Alors que la première affirmation semble plausible compte tenu de la reprise économique plus rapide que l’Asie a connue par rapport aux pays européens, la seconde affirmation est difficile à évaluer en raison du manque typique de transparence des autorités russes.
De plus, il est dans l’intérêt de la Russie de maintenir l’offre à un niveau bas afin que les prix augmentent autant que possible. Et ce non seulement d’un point de vue économique, mais aussi d’un point de vue géopolitique. Le plan de Poutine est de maintenir les prix élevés jusqu’à l’inauguration du gazoduc Nord Stream 2, puis d’augmenter l’offre via ce gazoduc alternatif. Et ici, on peut observer deux avantages majeurs pour Poutine en jeu.
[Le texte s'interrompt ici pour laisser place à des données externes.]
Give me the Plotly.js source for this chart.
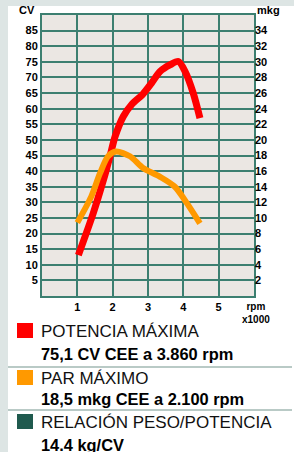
<!DOCTYPE html>
<html>
<head>
<meta charset="utf-8">
<script src="https://cdn.plot.ly/plotly-3.0.1.min.js"></script>
<style>
html,body{margin:0;padding:0;background:#dde5e4;width:294px;height:452px;overflow:hidden;}
#panel{position:absolute;left:8px;top:6px;width:286px;height:446px;background:#ffffff;}
#chart{position:absolute;left:0;top:0;width:294px;height:452px;}
</style>
</head>
<body>
<div id="panel"></div>
<div id="chart"></div>
<script>
// Data (rpm in thousands)
const potenciaRpm = [1.03, 1.45, 1.74, 1.92, 2.07, 2.3, 2.55, 2.85, 3.1, 3.34, 3.62, 3.86, 4.05, 4.28, 4.47];
const potenciaCV  = [13.1, 26.5, 37.2, 44.6, 51.1, 57.5, 61.5, 64.6, 68.2, 71.9, 74.0, 75.1, 71.9, 65.0, 57.0];
const parRpm = [1.0, 1.39, 1.64, 1.87, 2.1, 2.49, 2.86, 3.33, 3.76, 4.1, 4.47];
const parMkg = [9.4, 12.7, 15.7, 17.9, 18.5, 17.9, 16.4, 15.3, 14.0, 11.9, 9.3];
const xTicks = [1, 2, 3, 4, 5];
const cvTicks = [5,10,15,20,25,30,35,40,45,50,55,60,65,70,75,80,85];
const mkgTicks = [2,4,6,8,10,12,14,16,18,20,22,24,26,28,30,32,34];
const legendItems = [
  {label: "POTENCIA MÁXIMA", value: "75,1 CV CEE a 3.860 rpm", color: "#ff0000"},
  {label: "PAR MÁXIMO", value: "18,5 mkg CEE a 2.100 rpm", color: "#ff9900"},
  {label: "RELACIÓN PESO/POTENCIA", value: "14.4 kg/CV", color: "#1f5a4e"}
];

// plot area geometry (pixels)
const L = 42, R = 254, T = 15, B = 296, W = 294, H = 452;
const px = x => (x - L) / (R - L);
const py = y => (B - y) / (B - T);

const gridColor = "#3c7f70";
const tickFont = {family: "Liberation Sans, Arial, sans-serif", size: 11, color: "#000", weight: 700};

const traces = [
  {x: parRpm, y: parMkg, yaxis: "y2", mode: "lines", line: {color: "#ff9900", width: 6, shape: "spline", smoothing: 0.8}, hoverinfo: "skip"},
  {x: potenciaRpm, y: potenciaCV, mode: "lines", line: {color: "#ff0000", width: 7, shape: "spline", smoothing: 0.8}, hoverinfo: "skip"}
];

const shapes = [];
const annotations = [];
const rowY = [[331, 354], [378, 399], [422, 445]];
const sepY = [367, 410];
legendItems.forEach((it, i) => {
  const [y1, y2] = rowY[i];
  shapes.push({type: "rect", xref: "paper", yref: "paper", x0: px(17), x1: px(33), y0: py(y1 - 8), y1: py(y1 + 7), fillcolor: it.color, line: {width: 0}});
  annotations.push({xref: "paper", yref: "paper", x: px(39), y: py(y1), xanchor: "left", yanchor: "middle", showarrow: false, text: it.label,
    font: {family: "Liberation Sans Narrow, Arial Narrow, Liberation Sans, sans-serif", size: 17, color: "#111"}});
  annotations.push({xref: "paper", yref: "paper", x: px(39), y: py(y2), xanchor: "left", yanchor: "middle", showarrow: false, text: it.value,
    font: {family: "Liberation Sans, Arial, sans-serif", size: 16.4, color: "#000", weight: 700}});
});
sepY.forEach(y => shapes.push({type: "line", xref: "paper", yref: "paper", x0: px(8), x1: px(292), y0: py(y), y1: py(y), line: {color: "#b9cac6", width: 2}}));

annotations.push({xref: "paper", yref: "paper", x: px(27), y: py(10), xanchor: "center", yanchor: "middle", showarrow: false, text: "CV", font: tickFont});
annotations.push({xref: "paper", yref: "paper", x: px(268), y: py(10), xanchor: "center", yanchor: "middle", showarrow: false, text: "mkg", font: tickFont});
annotations.push({xref: "paper", yref: "paper", x: px(256), y: py(313), xanchor: "center", yanchor: "middle", showarrow: false, text: "rpm<br>x1000",
  font: {family: "Liberation Sans, Arial, sans-serif", size: 10, color: "#000", weight: 700}});

const layout = {
  width: W, height: H,
  margin: {l: L, r: W - R, t: T, b: H - B, pad: 0},
  paper_bgcolor: "rgba(0,0,0,0)",
  plot_bgcolor: "#ebe7e3",
  showlegend: false,
  xaxis: {range: [0, 6], tickvals: xTicks, ticktext: xTicks.map(String), showgrid: true, gridcolor: gridColor, gridwidth: 2,
    zeroline: false, showline: true, linecolor: gridColor, linewidth: 2, mirror: true, ticks: "", ticklen: 0, tickfont: tickFont, fixedrange: true},
  yaxis: {range: [0, 90], tickvals: cvTicks, ticktext: cvTicks.map(String), showgrid: true, gridcolor: gridColor, gridwidth: 2,
    zeroline: false, showline: true, linecolor: gridColor, linewidth: 2, mirror: true, ticks: "", tickfont: tickFont, fixedrange: true},
  yaxis2: {range: [0, 36], overlaying: "y", side: "right", tickvals: mkgTicks, ticktext: mkgTicks.map(String), showgrid: false,
    zeroline: false, showline: false, ticks: "", tickfont: tickFont, fixedrange: true},
  shapes: shapes,
  annotations: annotations
};

Plotly.newPlot("chart", traces, layout, {staticPlot: true, displayModeBar: false});
</script>
</body>
</html>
Premièrement, Poutine ne dépendrait plus de l’Ukraine pour exporter du gaz vers l’Europe. Si la Russie cesse de payer des frais de transition au gouvernement ukrainien, cela se traduit par un excédent budgétaire pour la Russie et en même temps un gros déficit pour l’Ukraine. De plus, la Russie n’a pas à craindre que l’Ukraine ne les fasse chanter en bloquant la transition gazière, ce qui signifie qu’ils pourraient devenir plus agressifs à la frontière ukrainienne.
Le deuxième avantage est qu’une fois que la Russie augmentera son approvisionnement en gaz via le gazoduc Nord Stream 2, les prix diminueront et l’opinion publique européenne concernant la Russie et le projet NS2 passera d’une opinion négative à une opinion plutôt positive et nous entendrons beaucoup moins de critiques envers le nouveau pipeline. Poutine peut même devenir une sorte de « sauveur de l’Europe », obligeant l’UE à être moins critique envers les actions de la Russie.
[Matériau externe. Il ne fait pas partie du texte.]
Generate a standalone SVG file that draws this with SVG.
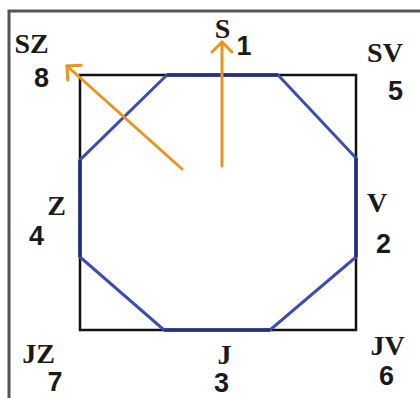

Deux torts ne font pas un droit
L’UE est à la fois directement et indirectement responsable de la hausse des prix du gaz. Directement par ses quotas carbone qui représentent 20 % du prix du gaz et indirectement par ses politiques de transition des énergies conventionnelles vers les énergies renouvelables. Cependant, nous ne pouvons pas exclure la Russie de cette équation. Poutine profite de la situation dans laquelle se trouvent les pays européens, à la fois pour des gains économiques et géopolitiques.